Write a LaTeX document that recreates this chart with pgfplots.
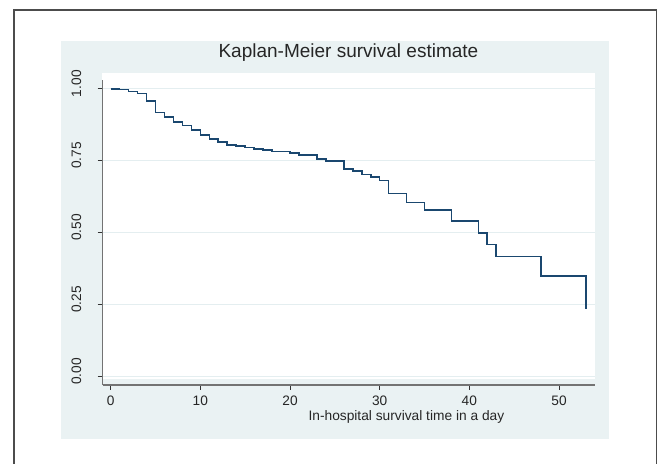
\documentclass[border=0pt]{standalone}
\usepackage{pgfplots}
\pgfplotsset{compat=1.18}
\usepackage{fontspec}
\setmainfont{Liberation Sans}
\definecolor{panel}{RGB}{234,242,243}
\definecolor{navy}{RGB}{26,71,111}
\definecolor{gridc}{RGB}{228,238,240}
\begin{document}
\begin{tikzpicture}[x=1bp,y=1bp]
\path[use as bounding box] (0,0) rectangle (658,464);
\draw[line width=1.4bp, black!70] (14,-3) -- (14,454) -- (656.7,454) -- (656.7,-3);
\fill[panel] (61,24.7) rectangle (609,423);
\fill[white] (101.7,85.3) rectangle (595,391.3);
\begin{axis}[
  at={(102.5bp,79bp)}, anchor=south west,
  scale only axis, width=492.5bp, height=305bp,
  xmin=-0.9146, xmax=54.016, ymin=-0.0302, ymax=1.0303,
  axis x line*=bottom, axis y line*=left,
  axis line style={line width=1.4bp, color=black!55},
  tick align=outside, major tick length=5bp,
  tick style={line width=0.8bp, color=black!80},
  xtick={0,10,20,30,40,50},
  ytick={0,0.25,0.5,0.75,1},
  yticklabels={0.00,0.25,0.50,0.75,1.00},
  /pgf/number format/assume math mode=true,
  ymajorgrids,
  major grid style={line width=1bp, color=gridc},
  xticklabel style={font=\fontsize{13.7bp}{16bp}\selectfont, text=black!85, anchor=base, yshift=-16bp},
  yticklabel style={font=\fontsize{13.7bp}{16bp}\selectfont, text=black!85, xshift=-16bp, yshift=5bp, rotate=90, anchor=south, inner sep=0pt},
  title={Kaplan-Meier survival estimate},
  title style={at={(axis description cs:0.4993,1.0525)}, anchor=base, font=\fontsize{19bp}{22bp}\selectfont, text=black!85, inner sep=0pt},
  xlabel={In-hospital survival time in a day},
  xlabel style={at={(axis description cs:0.617,-0.1164)}, anchor=base, font=\fontsize{13.75bp}{16bp}\selectfont, text=black!85, inner sep=0pt},
  clip=false,
]
\addplot[const plot, color=navy, line width=1.6bp] coordinates {
(0,1.000) (1,0.997) (2,0.990) (3,0.983) (4,0.958) (5,0.917) (6,0.902)
(7,0.885) (8,0.872) (9,0.856) (10,0.838) (11,0.825) (12,0.814) (13,0.805)
(14,0.800) (15,0.796) (16,0.791) (17,0.786) (18,0.781) (20,0.776) (21,0.770)
(23,0.756) (24,0.749) (26,0.721) (27,0.713) (28,0.702) (29,0.693) (30,0.681)
(31,0.636) (33,0.604) (35,0.578) (38,0.541) (41,0.499) (42,0.458) (43,0.416)
(48,0.348) (53,0.348) (53,0.233)
};
\end{axis}
\end{tikzpicture}
\end{document}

▶ _WHAT IS EXPECTED_:
Copy out all the data exactly; skip the pictures.

▶ _RESULT FOR THIS TASK_:
Write a LaTeX document that recreates this chart with pgfplots.
\documentclass[border=0pt]{standalone}
\usepackage{pgfplots}
\pgfplotsset{compat=1.18}
\usepackage{fontspec}
\setmainfont{Liberation Sans}
\definecolor{panel}{RGB}{234,242,243}
\definecolor{navy}{RGB}{26,71,111}
\definecolor{gridc}{RGB}{228,238,240}
\begin{document}
\begin{tikzpicture}[x=1bp,y=1bp]
\path[use as bounding box] (0,0) rectangle (658,464);
\draw[line width=1.4bp, black!70] (14,-3) -- (14,454) -- (656.7,454) -- (656.7,-3);
\fill[panel] (61,24.7) rectangle (609,423);
\fill[white] (101.7,85.3) rectangle (595,391.3);
\begin{axis}[
  at={(102.5bp,79bp)}, anchor=south west,
  scale only axis, width=492.5bp, height=305bp,
  xmin=-0.9146, xmax=54.016, ymin=-0.0302, ymax=1.0303,
  axis x line*=bottom, axis y line*=left,
  axis line style={line width=1.4bp, color=black!55},
  tick align=outside, major tick length=5bp,
  tick style={line width=0.8bp, color=black!80},
  xtick={0,10,20,30,40,50},
  ytick={0,0.25,0.5,0.75,1},
  yticklabels={0.00,0.25,0.50,0.75,1.00},
  /pgf/number format/assume math mode=true,
  ymajorgrids,
  major grid style={line width=1bp, color=gridc},
  xticklabel style={font=\fontsize{13.7bp}{16bp}\selectfont, text=black!85, anchor=base, yshift=-16bp},
  yticklabel style={font=\fontsize{13.7bp}{16bp}\selectfont, text=black!85, xshift=-16bp, yshift=5bp, rotate=90, anchor=south, inner sep=0pt},
  title={Kaplan-Meier survival estimate},
  title style={at={(axis description cs:0.4993,1.0525)}, anchor=base, font=\fontsize{19bp}{22bp}\selectfont, text=black!85, inner sep=0pt},
  xlabel={In-hospital survival time in a day},
  xlabel style={at={(axis description cs:0.617,-0.1164)}, anchor=base, font=\fontsize{13.75bp}{16bp}\selectfont, text=black!85, inner sep=0pt},
  clip=false,
]
\addplot[const plot, color=navy, line width=1.6bp] coordinates {
(0,1.000) (1,0.997) (2,0.990) (3,0.983) (4,0.958) (5,0.917) (6,0.902)
(7,0.885) (8,0.872) (9,0.856) (10,0.838) (11,0.825) (12,0.814) (13,0.805)
(14,0.800) (15,0.796) (16,0.791) (17,0.786) (18,0.781) (20,0.776) (21,0.770)
(23,0.756) (24,0.749) (26,0.721) (27,0.713) (28,0.702) (29,0.693) (30,0.681)
(31,0.636) (33,0.604) (35,0.578) (38,0.541) (41,0.499) (42,0.458) (43,0.416)
(48,0.348) (53,0.348) (53,0.233)
};
\end{axis}
\end{tikzpicture}
\end{document}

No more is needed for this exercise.